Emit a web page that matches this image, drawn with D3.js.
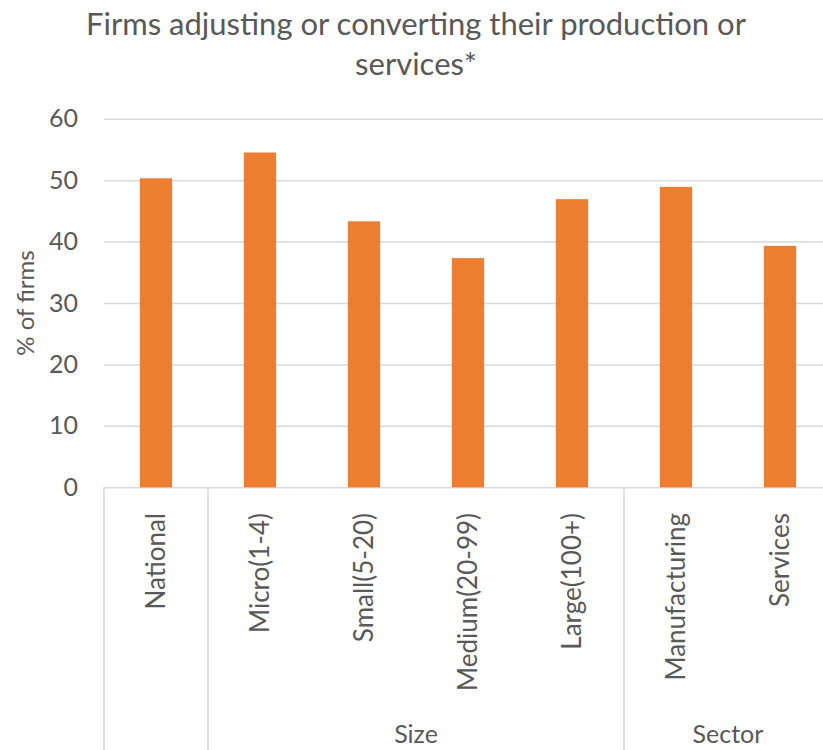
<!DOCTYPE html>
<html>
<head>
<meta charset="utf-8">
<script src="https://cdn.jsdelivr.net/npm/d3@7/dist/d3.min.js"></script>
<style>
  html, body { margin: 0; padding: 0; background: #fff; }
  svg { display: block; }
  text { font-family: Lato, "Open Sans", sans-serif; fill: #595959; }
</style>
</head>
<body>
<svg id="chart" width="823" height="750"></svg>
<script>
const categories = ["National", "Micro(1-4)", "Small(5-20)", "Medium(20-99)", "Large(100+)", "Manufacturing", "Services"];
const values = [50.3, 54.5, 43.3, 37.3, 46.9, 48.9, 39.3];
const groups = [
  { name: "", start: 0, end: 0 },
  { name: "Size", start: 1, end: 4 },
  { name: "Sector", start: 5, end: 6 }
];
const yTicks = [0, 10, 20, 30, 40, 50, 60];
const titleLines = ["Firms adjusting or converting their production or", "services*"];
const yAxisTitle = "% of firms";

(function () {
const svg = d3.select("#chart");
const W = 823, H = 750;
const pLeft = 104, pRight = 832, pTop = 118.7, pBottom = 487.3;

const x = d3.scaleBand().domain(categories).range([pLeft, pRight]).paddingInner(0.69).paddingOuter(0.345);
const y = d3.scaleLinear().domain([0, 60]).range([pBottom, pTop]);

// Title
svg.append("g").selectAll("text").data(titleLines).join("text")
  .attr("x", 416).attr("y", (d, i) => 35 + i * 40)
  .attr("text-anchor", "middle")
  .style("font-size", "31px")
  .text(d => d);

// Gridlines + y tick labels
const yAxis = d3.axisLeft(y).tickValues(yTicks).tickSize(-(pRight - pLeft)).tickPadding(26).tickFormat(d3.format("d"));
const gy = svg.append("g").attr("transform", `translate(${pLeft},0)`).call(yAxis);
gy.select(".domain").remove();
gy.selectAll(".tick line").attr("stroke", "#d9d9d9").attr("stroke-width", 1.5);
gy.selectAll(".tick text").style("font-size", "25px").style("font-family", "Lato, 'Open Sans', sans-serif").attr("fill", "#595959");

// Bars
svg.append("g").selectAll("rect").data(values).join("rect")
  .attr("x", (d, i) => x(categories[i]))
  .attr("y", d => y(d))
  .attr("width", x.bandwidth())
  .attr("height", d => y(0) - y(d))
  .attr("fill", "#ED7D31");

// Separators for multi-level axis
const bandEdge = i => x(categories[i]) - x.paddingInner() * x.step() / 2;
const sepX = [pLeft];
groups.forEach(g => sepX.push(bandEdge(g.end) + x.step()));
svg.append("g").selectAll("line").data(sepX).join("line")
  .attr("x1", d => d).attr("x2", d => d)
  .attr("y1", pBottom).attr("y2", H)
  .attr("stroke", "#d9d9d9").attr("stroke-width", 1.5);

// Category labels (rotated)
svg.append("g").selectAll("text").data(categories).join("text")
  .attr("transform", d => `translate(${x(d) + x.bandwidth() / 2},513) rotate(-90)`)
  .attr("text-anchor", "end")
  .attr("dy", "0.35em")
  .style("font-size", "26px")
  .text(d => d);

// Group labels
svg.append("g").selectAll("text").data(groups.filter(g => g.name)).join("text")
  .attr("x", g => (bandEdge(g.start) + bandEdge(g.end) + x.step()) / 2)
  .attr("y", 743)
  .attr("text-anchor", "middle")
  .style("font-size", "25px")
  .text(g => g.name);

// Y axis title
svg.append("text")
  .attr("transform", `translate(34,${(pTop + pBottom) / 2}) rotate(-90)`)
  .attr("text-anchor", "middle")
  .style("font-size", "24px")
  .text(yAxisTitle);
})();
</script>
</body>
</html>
+ + + + +
> WHAT YOU SHOULD DO
Write the material out again exactly as it appears, dropping the pictures.

> RESPONSE TO THIS EXERCISE
Emit a web page that matches this image, drawn with D3.js.
<!DOCTYPE html>
<html>
<head>
<meta charset="utf-8">
<script src="https://cdn.jsdelivr.net/npm/d3@7/dist/d3.min.js"></script>
<style>
  html, body { margin: 0; padding: 0; background: #fff; }
  svg { display: block; }
  text { font-family: Lato, "Open Sans", sans-serif; fill: #595959; }
</style>
</head>
<body>
<svg id="chart" width="823" height="750"></svg>
<script>
const categories = ["National", "Micro(1-4)", "Small(5-20)", "Medium(20-99)", "Large(100+)", "Manufacturing", "Services"];
const values = [50.3, 54.5, 43.3, 37.3, 46.9, 48.9, 39.3];
const groups = [
  { name: "", start: 0, end: 0 },
  { name: "Size", start: 1, end: 4 },
  { name: "Sector", start: 5, end: 6 }
];
const yTicks = [0, 10, 20, 30, 40, 50, 60];
const titleLines = ["Firms adjusting or converting their production or", "services*"];
const yAxisTitle = "% of firms";

(function () {
const svg = d3.select("#chart");
const W = 823, H = 750;
const pLeft = 104, pRight = 832, pTop = 118.7, pBottom = 487.3;

const x = d3.scaleBand().domain(categories).range([pLeft, pRight]).paddingInner(0.69).paddingOuter(0.345);
const y = d3.scaleLinear().domain([0, 60]).range([pBottom, pTop]);

// Title
svg.append("g").selectAll("text").data(titleLines).join("text")
  .attr("x", 416).attr("y", (d, i) => 35 + i * 40)
  .attr("text-anchor", "middle")
  .style("font-size", "31px")
  .text(d => d);

// Gridlines + y tick labels
const yAxis = d3.axisLeft(y).tickValues(yTicks).tickSize(-(pRight - pLeft)).tickPadding(26).tickFormat(d3.format("d"));
const gy = svg.append("g").attr("transform", `translate(${pLeft},0)`).call(yAxis);
gy.select(".domain").remove();
gy.selectAll(".tick line").attr("stroke", "#d9d9d9").attr("stroke-width", 1.5);
gy.selectAll(".tick text").style("font-size", "25px").style("font-family", "Lato, 'Open Sans', sans-serif").attr("fill", "#595959");

// Bars
svg.append("g").selectAll("rect").data(values).join("rect")
  .attr("x", (d, i) => x(categories[i]))
  .attr("y", d => y(d))
  .attr("width", x.bandwidth())
  .attr("height", d => y(0) - y(d))
  .attr("fill", "#ED7D31");

// Separators for multi-level axis
const bandEdge = i => x(categories[i]) - x.paddingInner() * x.step() / 2;
const sepX = [pLeft];
groups.forEach(g => sepX.push(bandEdge(g.end) + x.step()));
svg.append("g").selectAll("line").data(sepX).join("line")
  .attr("x1", d => d).attr("x2", d => d)
  .attr("y1", pBottom).attr("y2", H)
  .attr("stroke", "#d9d9d9").attr("stroke-width", 1.5);

// Category labels (rotated)
svg.append("g").selectAll("text").data(categories).join("text")
  .attr("transform", d => `translate(${x(d) + x.bandwidth() / 2},513) rotate(-90)`)
  .attr("text-anchor", "end")
  .attr("dy", "0.35em")
  .style("font-size", "26px")
  .text(d => d);

// Group labels
svg.append("g").selectAll("text").data(groups.filter(g => g.name)).join("text")
  .attr("x", g => (bandEdge(g.start) + bandEdge(g.end) + x.step()) / 2)
  .attr("y", 743)
  .attr("text-anchor", "middle")
  .style("font-size", "25px")
  .text(g => g.name);

// Y axis title
svg.append("text")
  .attr("transform", `translate(34,${(pTop + pBottom) / 2}) rotate(-90)`)
  .attr("text-anchor", "middle")
  .style("font-size", "24px")
  .text(yAxisTitle);
})();
</script>
</body>
</html>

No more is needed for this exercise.